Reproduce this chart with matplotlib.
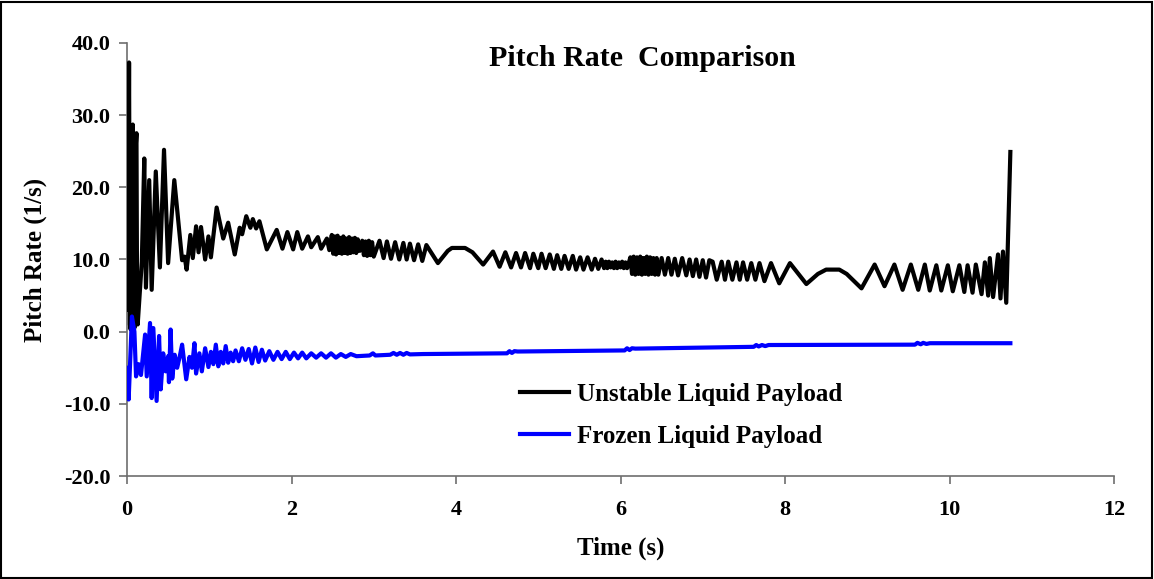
import matplotlib
matplotlib.use("Agg")
import matplotlib.pyplot as plt
from matplotlib.patches import Rectangle

# ---- data (peaks and troughs) ----
unstable_t = [
    0.00, 0.012, 0.025, 0.035, 0.045, 0.058, 0.07, 0.08, 0.09, 0.103, 0.115,
    0.123, 0.13, 0.18, 0.21, 0.23, 0.27, 0.30,
    0.35, 0.40, 0.45, 0.50, 0.575, 0.67, 0.70, 0.725, 0.77, 0.80, 0.84, 0.87,
    0.90, 0.95, 0.99, 1.02, 1.09, 1.17, 1.23, 1.31, 1.37, 1.40, 1.45, 1.50,
    1.53, 1.57, 1.61, 1.70, 1.82, 1.89, 1.95, 2.02, 2.07, 2.13, 2.20, 2.24,
    2.32, 2.36, 2.43, 2.46,
    2.49, 2.507, 2.525, 2.542, 2.56, 2.577, 2.595, 2.612, 2.63, 2.647, 2.665,
    2.682, 2.70, 2.717, 2.735, 2.752, 2.77, 2.787, 2.805, 2.83,
    2.86, 2.88, 2.90, 2.92, 2.94, 2.96, 2.98, 3.00,
    3.07, 3.12, 3.16, 3.21, 3.26, 3.31, 3.36, 3.40, 3.44, 3.49, 3.54, 3.59,
    3.64, 3.78, 3.90, 3.95, 4.11, 4.20, 4.33,
    4.45, 4.53, 4.60, 4.67, 4.73, 4.79, 4.84, 4.90, 4.94, 5.00, 5.04, 5.09,
    5.14, 5.19, 5.23, 5.28, 5.32, 5.37, 5.42, 5.46, 5.51, 5.55, 5.60, 5.65,
    5.69, 5.73, 5.77,
    5.80, 5.82, 5.84, 5.86, 5.88, 5.90, 5.92, 5.94, 5.96, 5.98, 6.00, 6.02,
    6.04, 6.06, 6.08, 6.10,
    6.12, 6.14, 6.16, 6.18, 6.20, 6.22, 6.24, 6.26, 6.28, 6.30, 6.32, 6.34,
    6.36, 6.38, 6.40, 6.42, 6.44, 6.46,
    6.50, 6.54, 6.58, 6.62, 6.66, 6.70, 6.75, 6.80, 6.84, 6.88, 6.92, 6.96,
    7.00, 7.04, 7.08, 7.12, 7.17, 7.23, 7.27, 7.31, 7.36, 7.41, 7.45, 7.49,
    7.54, 7.59, 7.64, 7.69, 7.75, 7.83, 7.93, 8.06, 8.26, 8.40, 8.50, 8.66,
    8.75, 8.93, 9.09, 9.21, 9.33, 9.43, 9.53, 9.62, 9.70, 9.76, 9.84, 9.90,
    9.98, 10.04, 10.12, 10.18, 10.22, 10.28, 10.32, 10.39, 10.43, 10.47,
    10.49, 10.53, 10.59, 10.62, 10.65, 10.69, 10.74,
]
unstable_v = [
    12.0, 3.0, 37.3, 1.0, 0.3, 26.0, 28.7, 2.0, 0.5, 25.0, 27.5,
    3.0, 1.0, 9.7, 24.0, 6.1, 21.0, 5.8,
    22.2, 8.9, 25.2, 9.5, 21.0, 9.9, 10.4, 8.6, 13.4, 10.2, 14.6, 11.0,
    14.5, 10.0, 13.2, 10.3, 17.2, 12.9, 15.1, 10.7, 14.4, 13.5, 16.0, 14.4,
    15.6, 14.3, 15.3, 11.4, 14.1, 11.5, 13.8, 11.4, 13.8, 11.5, 13.2, 11.7,
    13.1, 11.5, 12.9, 11.3,
    13.4, 10.8, 13.2, 10.7, 13.3, 10.9, 13.0, 10.8, 13.2, 10.9, 12.9, 10.8,
    13.1, 10.9, 12.9, 11.0, 13.0, 10.9, 12.8, 11.2,
    12.6, 10.6, 12.5, 10.5, 12.6, 10.6, 12.4, 10.4,
    12.6, 10.2, 12.5, 10.1, 12.4, 10.0, 12.3, 10.0, 12.2, 9.9, 12.1, 9.8,
    12.0, 9.5, 11.2, 11.6, 11.6, 11.0, 9.3,
    11.1, 9.0, 11.0, 8.9, 10.9, 8.9, 10.9, 8.8, 10.8, 8.8, 10.8, 8.8,
    10.7, 8.7, 10.6, 8.7, 10.5, 8.7, 10.5, 8.6, 10.3, 8.6, 10.3, 8.6,
    10.1, 8.7, 10.0,
    8.8, 9.7, 8.8, 9.7, 8.9, 9.6, 8.8, 9.7, 8.8, 9.6, 8.9, 9.7,
    8.8, 9.6, 8.8, 9.5,
    10.3, 8.0, 10.4, 7.9, 10.3, 8.0, 10.4, 7.9, 10.2, 8.0, 10.4, 7.9,
    10.3, 8.0, 10.2, 7.9, 10.2, 7.9,
    10.2, 7.9, 10.2, 7.9, 10.1, 7.8, 10.2, 7.8, 10.0, 7.7, 10.0, 7.6,
    9.9, 7.5, 9.9, 9.7, 7.2, 9.7, 7.2, 9.7, 7.2, 9.6, 7.2, 9.6,
    7.2, 9.5, 7.2, 9.5, 7.0, 9.5, 6.7, 9.5, 6.6, 8.0, 8.6, 8.6,
    8.0, 6.0, 9.3, 6.3, 9.3, 5.8, 9.3, 5.8, 9.3, 5.7, 9.2, 5.7,
    9.2, 5.6, 9.2, 5.5, 9.2, 5.4, 9.3, 5.2, 9.6, 5.0,
    10.2, 4.8, 10.7, 4.6, 11.1, 4.0, 24.9,
]

frozen_t = [
    0.00, 0.02, 0.06, 0.09, 0.11, 0.14, 0.17, 0.22, 0.24, 0.28, 0.30, 0.32,
    0.36, 0.39, 0.41, 0.44, 0.47, 0.50, 0.51, 0.53, 0.55, 0.58, 0.61, 0.64,
    0.67, 0.72, 0.76, 0.79, 0.82, 0.84, 0.88, 0.91, 0.95, 0.99, 1.02, 1.05,
    1.08, 1.11, 1.14, 1.17, 1.20, 1.23, 1.26, 1.29, 1.32, 1.36, 1.40, 1.44,
    1.48, 1.52, 1.56, 1.60, 1.64, 1.68, 1.73, 1.78, 1.83, 1.88, 1.93, 1.98,
    2.03, 2.08, 2.13, 2.18, 2.24, 2.30, 2.36, 2.42, 2.48, 2.54, 2.60, 2.66,
    2.72, 2.79, 2.95, 2.99, 3.02, 3.20, 3.24, 3.28, 3.32, 3.36, 3.40, 3.44,
    3.60, 4.62, 4.65, 4.68, 4.71, 4.75, 6.05, 6.08, 6.11, 6.14, 6.18, 7.62,
    7.65, 7.68, 7.72, 7.76, 7.80, 9.58, 9.61, 9.65, 9.68, 9.72, 9.76, 10.74,
]
frozen_v = [
    -5.0, -9.4, 2.1, 0.0, -6.2, -4.5, -6.0, -0.4, -6.2, 1.2, -9.2, 0.5,
    -9.6, -0.6, -8.0, -3.0, -5.5, -3.4, -7.0, 0.3, -6.5, -3.2, -5.0, -3.5,
    -1.8, -6.6, -3.5, -5.0, -1.6, -5.8, -3.0, -5.5, -2.3, -4.9, -2.8, -4.5,
    -1.8, -4.8, -2.8, -4.4, -2.0, -4.3, -2.9, -4.1, -2.6, -4.1, -2.3, -3.9,
    -2.4, -4.4, -2.2, -4.2, -2.5, -4.0, -2.7, -3.9, -2.8, -3.8, -2.8, -3.8,
    -2.9, -3.7, -2.9, -3.7, -3.0, -3.6, -3.0, -3.6, -3.0, -3.6, -3.1, -3.5,
    -3.1, -3.4, -3.3, -3.0, -3.3, -3.2, -2.95, -3.2, -2.95, -3.2, -2.95, -3.15,
    -3.1, -3.0, -2.7, -2.95, -2.7, -2.75, -2.6, -2.3, -2.55, -2.3, -2.35, -2.1,
    -1.85, -2.05, -1.85, -2.0, -1.85, -1.8, -1.55, -1.75, -1.55, -1.7, -1.6, -1.6,
]

series_labels = ["Unstable Liquid Payload", "Frozen Liquid Payload"]
x_ticks = [0, 2, 4, 6, 8, 10, 12]
y_ticks = [-20, -10, 0, 10, 20, 30, 40]

# ---- figure ----
SERIF = ["Liberation Serif", "DejaVu Serif"]
plt.rcParams["font.family"] = SERIF
plt.rcParams["font.weight"] = "bold"

fig = plt.figure(figsize=(11.54, 5.79), dpi=100)
ax = fig.add_axes([127 / 1154, 1 - 476 / 579, (1114 - 127) / 1154, (476 - 43) / 579])

ax.plot(unstable_t, unstable_v, color="black", lw=3.0, solid_joinstyle="round",
        label=series_labels[0], zorder=3)
ax.plot(frozen_t, frozen_v, color="#0000FF", lw=3.0, solid_joinstyle="round",
        label=series_labels[1], zorder=4)

ax.set_xlim(0, 12)
ax.set_ylim(-20, 40)
ax.set_xticks(x_ticks)
ax.set_yticks(y_ticks)
ax.set_yticklabels([f"{v:.1f}" for v in y_ticks])
for s in ["top", "right"]:
    ax.spines[s].set_visible(False)
for s in ["left", "bottom"]:
    ax.spines[s].set_color("#6e6e6e")
    ax.spines[s].set_linewidth(1.2)
ax.tick_params(axis="both", direction="out", length=6, width=1.2, color="#6e6e6e",
               labelsize=16, pad=6)
ax.tick_params(axis="x", pad=11)
for lab in ax.get_xticklabels() + ax.get_yticklabels():
    lab.set_fontweight("bold")

ax.set_xlabel("Time (s)", fontsize=18, fontweight="bold", labelpad=12)
ax.set_ylabel("Pitch Rate (1/s)", fontsize=18, fontweight="bold", labelpad=12)

fig.text(642 / 1154, 1 - 59 / 579, "Pitch Rate  Comparison", ha="center", va="center",
         fontsize=21.5, fontweight="bold")

leg = ax.legend(loc="upper left", bbox_to_anchor=(520 / 1154, 1 - 383 / 579),
                bbox_transform=fig.transFigure, frameon=False, fontsize=18,
                handlelength=1.95, handletextpad=0.32, labelspacing=0.76,
                borderpad=0, borderaxespad=0)
for t in leg.get_texts():
    t.set_fontweight("bold")

fig.patches.append(Rectangle((0.001, 0.002), 0.997, 0.995, transform=fig.transFigure,
                             fill=False, edgecolor="black", lw=1.5))

fig.savefig("out.png", dpi=100)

+--

> Work required
Pictures are excluded: retype only the lines from the beginning of the listing above through the line with "from matplotlib.patches import Rectangle", both included.

> Exercise answer
Reproduce this chart with matplotlib.
import matplotlib
matplotlib.use("Agg")
import matplotlib.pyplot as plt
from matplotlib.patches import Rectangle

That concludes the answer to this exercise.